Un gouvernement issu de cette combinaison de conspirateurs — même à composante diversifiée de parties réactionnaires, libéraux, RCDistes et d’opportunistes — ne sera qu’un gouvernement hostile au peuple et à ses intérêts, un instrument répressif et un serviteur servile à ses maîtres américains et européens.
Les conditions nécessaires pour l’élection d’une assemblée constituante populaire et démocratique ne sont pas réunies.
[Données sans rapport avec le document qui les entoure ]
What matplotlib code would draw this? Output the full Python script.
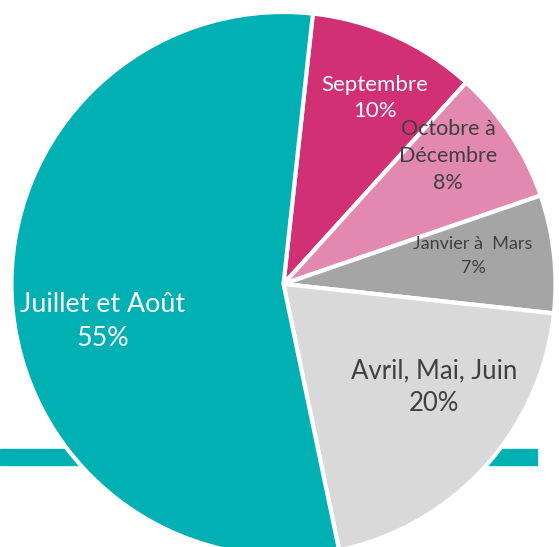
import matplotlib.pyplot as plt
from matplotlib.patches import Rectangle

# data
labels = ['Septembre', 'Octobre à\nDécembre', 'Janvier à  Mars', 'Avril, Mai, Juin', 'Juillet et Août']
values = [10, 8, 7, 20, 55]
colors = ['#D13075', '#E388AE', '#A5A5A5', '#D9D9D9', '#00B0B3']
text_colors = ['white', '#404040', '#404040', '#404040', 'white']

# label layout (pixel positions in the picture, font sizes)
label_pos = [(375, 98), (448, 156), (473, 256), (434, 387), (103, 321)]
label_size = [16, 15.5, 13, 18.5, 19.3]
label_gap = [1.4, 1.45, 1.6, 1.4, 1.45]

W, H = 559, 547
fig = plt.figure(figsize=(W / 100, H / 100), dpi=100)
ax = fig.add_axes([0, 0, 1, 1])

# teal bar behind the pie
ax.add_patch(Rectangle((0, H - 465), 537, 16, color='#00B0B3', zorder=0))

ax.pie(values, colors=colors, startangle=83.8, counterclock=False,
       center=(283.5, H - 284), radius=272, frame=True,
       wedgeprops=dict(edgecolor='white', linewidth=3, zorder=1))
ax.set_xlim(0, W)
ax.set_ylim(0, H)
ax.set_aspect('equal')
ax.axis('off')

for lab, v, (x, y), s, c, g in zip(labels, values, label_pos, label_size, text_colors, label_gap):
    ax.text(x, H - y, f'{lab}\n{v}%', ha='center', va='center', fontsize=s,
            color=c, family='Lato', linespacing=g, zorder=3)

fig.savefig('out.png', dpi=100)
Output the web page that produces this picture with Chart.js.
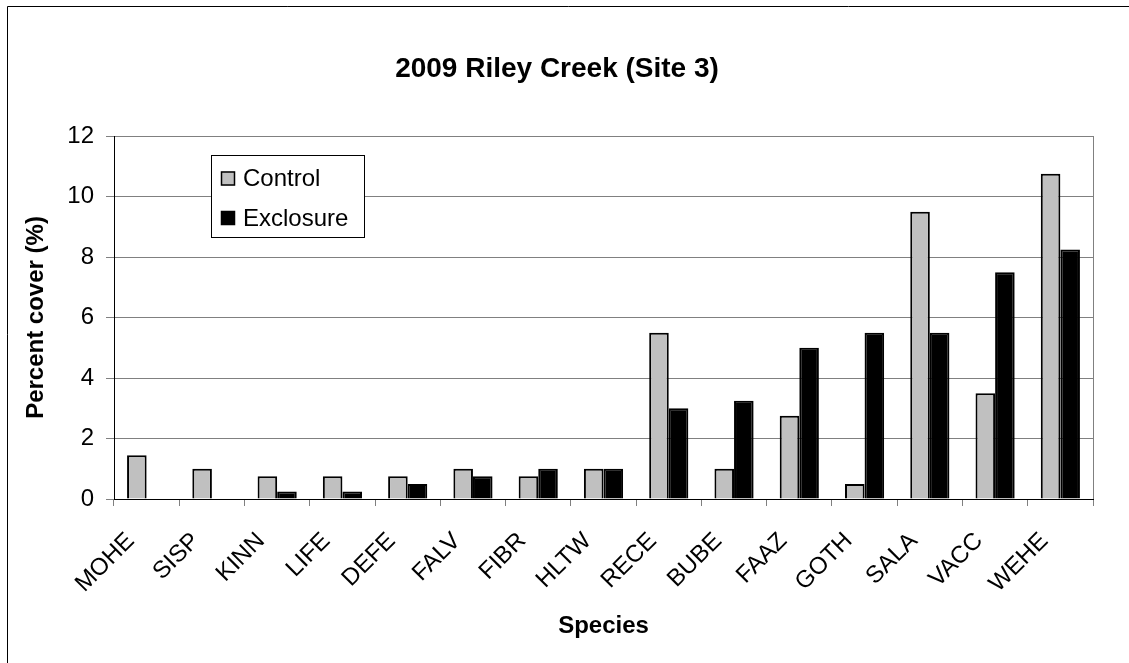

Le gouvernement et les organismes qui chapeautent l’opération électorale se sont compromis avec le colonialisme et sont foncièrement anti-populaires : les assassins des martyrs de notre peuple ne sont pas encore jugés ; les médias sont dirigés au service des traîtres ; le pouvoir judiciaire n’est pas indépendant et est contrôlé par les corrompus en plus de la mainmise du capital national et étranger sur la vie politique ; l’escalade de la répression et la multiplication des arrestations et des procès, l’enrôlement forcé des jeunes dans l’armée ; l’interdiction des forces révolutionnaires de l’activité politique et la justification ’’légale’’ du retour du gang RCDiste ; la non-récupération de l’argent pillé et le non-jugement de la mafia et des symboles de la corruption.

Pour ces raisons et considérant la mainmise des forces contre révolutionnaires et des conspirateurs sur le processus électoral et l’absence des conditions nécessaires pour une élection démocratique d’une assemblée constituante, les militantes et les militants de la Ligue de la gauche ouvrière appellent les masses populaires et les forces patriotiques et révolutionnaires à continuer le processus révolutionnaire.
  • Boycottons les élections du 23 octobre ; non à leur conseil de la conspiration et de la trahison ! 
  • Oui pour continuer la révolution jusqu’au renversement du régime ! 
  • Que les masses imposent leur souveraineté populaire ! 
  • Pour un gouvernement ouvrier et populaire afin d’atteindre les objectifs de la révolution!